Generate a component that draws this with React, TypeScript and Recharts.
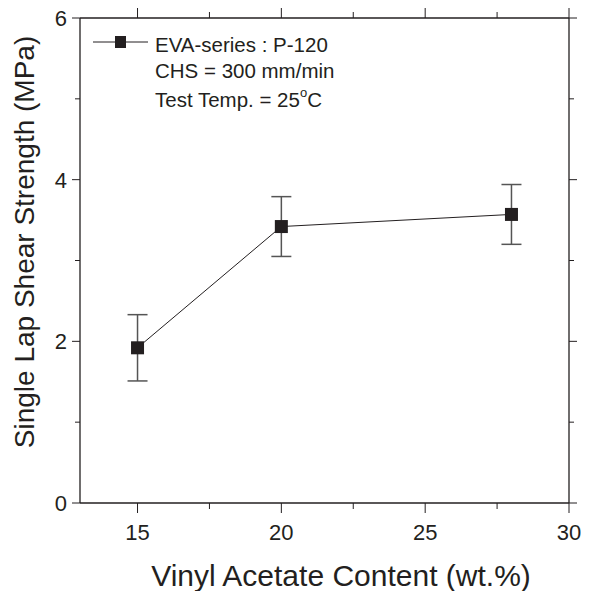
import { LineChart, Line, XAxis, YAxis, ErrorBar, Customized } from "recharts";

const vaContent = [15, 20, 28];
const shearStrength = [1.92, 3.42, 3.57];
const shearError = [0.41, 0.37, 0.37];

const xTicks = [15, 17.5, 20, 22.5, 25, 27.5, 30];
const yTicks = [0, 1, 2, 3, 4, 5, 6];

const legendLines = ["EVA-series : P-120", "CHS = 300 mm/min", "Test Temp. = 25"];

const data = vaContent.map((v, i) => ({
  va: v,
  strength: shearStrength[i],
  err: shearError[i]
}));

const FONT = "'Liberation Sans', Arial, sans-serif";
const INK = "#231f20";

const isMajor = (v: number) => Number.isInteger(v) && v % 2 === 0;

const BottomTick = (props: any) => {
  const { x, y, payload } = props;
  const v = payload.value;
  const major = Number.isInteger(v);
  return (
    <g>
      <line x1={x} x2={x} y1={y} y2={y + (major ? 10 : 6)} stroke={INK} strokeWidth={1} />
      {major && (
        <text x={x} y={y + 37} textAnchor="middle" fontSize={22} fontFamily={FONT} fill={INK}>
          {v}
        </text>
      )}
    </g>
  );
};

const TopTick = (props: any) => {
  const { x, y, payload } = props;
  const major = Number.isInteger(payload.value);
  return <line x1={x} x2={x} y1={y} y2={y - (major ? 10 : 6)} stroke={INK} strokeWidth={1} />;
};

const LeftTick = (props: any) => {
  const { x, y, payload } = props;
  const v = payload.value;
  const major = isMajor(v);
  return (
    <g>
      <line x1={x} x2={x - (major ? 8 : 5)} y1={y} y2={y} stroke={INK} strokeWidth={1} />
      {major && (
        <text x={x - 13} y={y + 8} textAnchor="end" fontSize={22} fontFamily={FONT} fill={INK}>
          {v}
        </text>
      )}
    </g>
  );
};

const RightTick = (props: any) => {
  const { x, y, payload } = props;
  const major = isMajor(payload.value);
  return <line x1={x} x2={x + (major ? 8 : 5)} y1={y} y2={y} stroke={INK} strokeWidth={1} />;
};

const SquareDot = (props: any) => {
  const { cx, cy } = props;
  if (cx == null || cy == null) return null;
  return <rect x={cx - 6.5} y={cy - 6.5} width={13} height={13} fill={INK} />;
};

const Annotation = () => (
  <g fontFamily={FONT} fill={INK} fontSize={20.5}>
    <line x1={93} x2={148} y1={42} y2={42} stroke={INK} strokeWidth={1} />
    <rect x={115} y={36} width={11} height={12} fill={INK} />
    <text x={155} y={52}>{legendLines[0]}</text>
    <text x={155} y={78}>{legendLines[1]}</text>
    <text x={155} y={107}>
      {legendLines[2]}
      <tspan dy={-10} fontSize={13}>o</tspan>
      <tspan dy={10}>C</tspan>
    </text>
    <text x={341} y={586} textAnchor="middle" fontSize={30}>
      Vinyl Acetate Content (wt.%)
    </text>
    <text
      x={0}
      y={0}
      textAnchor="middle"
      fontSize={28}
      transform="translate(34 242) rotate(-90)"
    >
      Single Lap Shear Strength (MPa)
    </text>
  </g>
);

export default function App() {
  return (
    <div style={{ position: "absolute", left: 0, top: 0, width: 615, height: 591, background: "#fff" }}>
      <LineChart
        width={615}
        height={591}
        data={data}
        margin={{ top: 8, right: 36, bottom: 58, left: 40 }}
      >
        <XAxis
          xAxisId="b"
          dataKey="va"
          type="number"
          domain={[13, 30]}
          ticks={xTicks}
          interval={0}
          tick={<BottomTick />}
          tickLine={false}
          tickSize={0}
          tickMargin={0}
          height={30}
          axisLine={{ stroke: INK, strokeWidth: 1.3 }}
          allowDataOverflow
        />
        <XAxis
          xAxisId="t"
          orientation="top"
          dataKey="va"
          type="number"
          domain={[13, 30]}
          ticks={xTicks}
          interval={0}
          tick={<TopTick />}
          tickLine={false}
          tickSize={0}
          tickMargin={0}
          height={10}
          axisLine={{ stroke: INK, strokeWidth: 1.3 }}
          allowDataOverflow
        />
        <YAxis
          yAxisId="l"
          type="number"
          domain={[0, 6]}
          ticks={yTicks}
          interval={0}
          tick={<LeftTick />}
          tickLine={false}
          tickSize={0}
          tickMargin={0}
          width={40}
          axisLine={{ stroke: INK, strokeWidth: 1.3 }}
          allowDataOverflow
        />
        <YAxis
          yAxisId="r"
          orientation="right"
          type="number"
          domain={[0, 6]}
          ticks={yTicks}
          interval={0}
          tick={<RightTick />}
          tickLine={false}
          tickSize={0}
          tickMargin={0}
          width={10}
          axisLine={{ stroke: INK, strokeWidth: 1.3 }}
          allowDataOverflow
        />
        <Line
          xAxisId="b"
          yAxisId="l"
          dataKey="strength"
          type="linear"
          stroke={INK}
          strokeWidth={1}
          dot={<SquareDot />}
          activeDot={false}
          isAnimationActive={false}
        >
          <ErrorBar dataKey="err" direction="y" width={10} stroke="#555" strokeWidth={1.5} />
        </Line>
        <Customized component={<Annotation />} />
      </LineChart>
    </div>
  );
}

WHAT YOU SHOULD DO:
Repeat, word for word and with no pictures, only the lines running from the beginning of the data to the line that contains "const shearError = [0.41, 0.37, 0.37];".

ANSWER FOR THIS EXERCISE:
Generate a component that draws this with React, TypeScript and Recharts.
import { LineChart, Line, XAxis, YAxis, ErrorBar, Customized } from "recharts";

const vaContent = [15, 20, 28];
const shearStrength = [1.92, 3.42, 3.57];
const shearError = [0.41, 0.37, 0.37];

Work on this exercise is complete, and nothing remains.